Romain Otto-Bruc sonneur à Lantosque
Désormais ce retraité de 88 ans, le plus célèbre des sonneurs de cloches actuel, continue de répondre aux sollicitations lors de fêtes communales mais le reste du temps, il a repris la vitesse d’un homme près de la nature dans le hameau des Adrets et quand il est fatigué il va se reposer a la maison de retraite entre deux balades dans la montagne.

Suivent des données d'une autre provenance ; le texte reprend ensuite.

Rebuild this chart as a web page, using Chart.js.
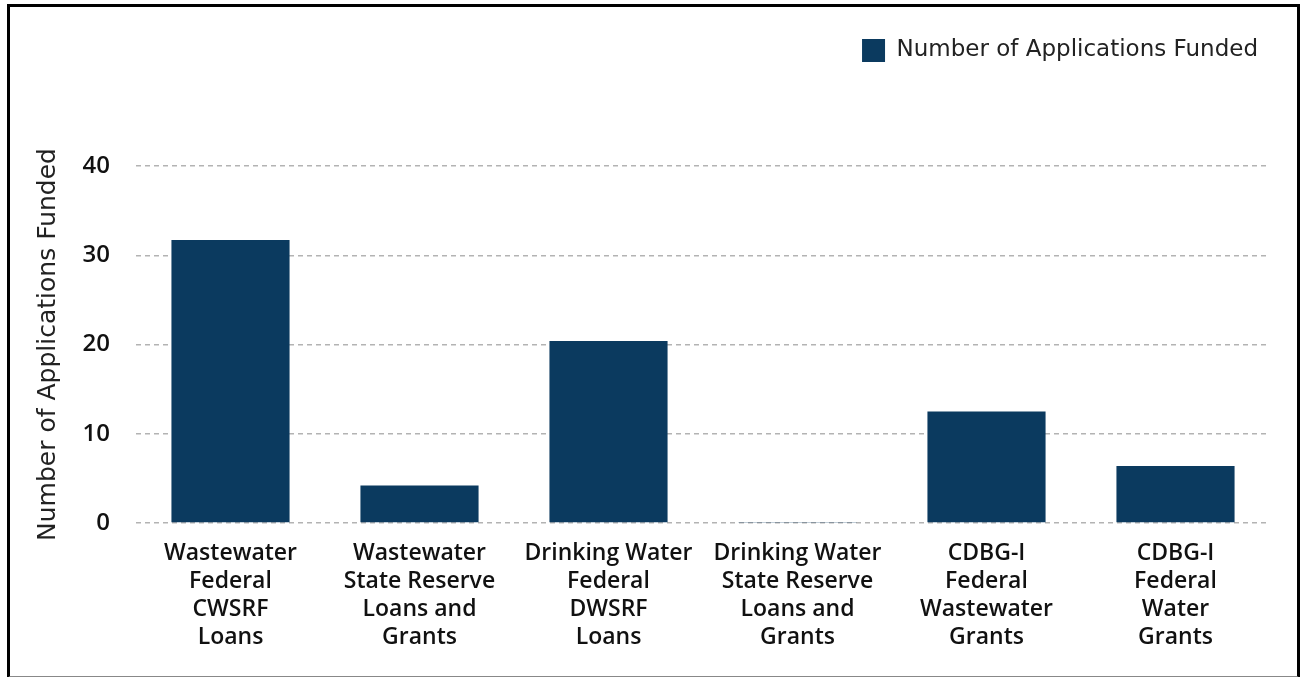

Toujours heureux de vivre, il a laissé ses dernières volontés à son notaire « …écoute, j’ai déjà fait un trou contre la Cascade du Raï et j’ai acheté 20 bouteilles de champagne, je les ai placées au fond du trou, tête en bas pour qu’elles gardent le frais , j’ai recouvert de graviers…le jour où je meurs, je veux me saouler au champagne et je veux que l’on chante et que tous ceux qui m’ont aimé fassent la fête… » Zéphirin Castellon, je transmets ton message !
Jean Pierre Lamouroux
- Viven toudjourn en mountagno – un petit bout de chemin– Edité en 2013 sous les presses de SERRE éditeur à Nice
- Maison Méditerranéenne des Sciences de l’Homme, elle recueille le patrimoine sonore qui a une valeur d’information ethnologique, musicologue et littéraire.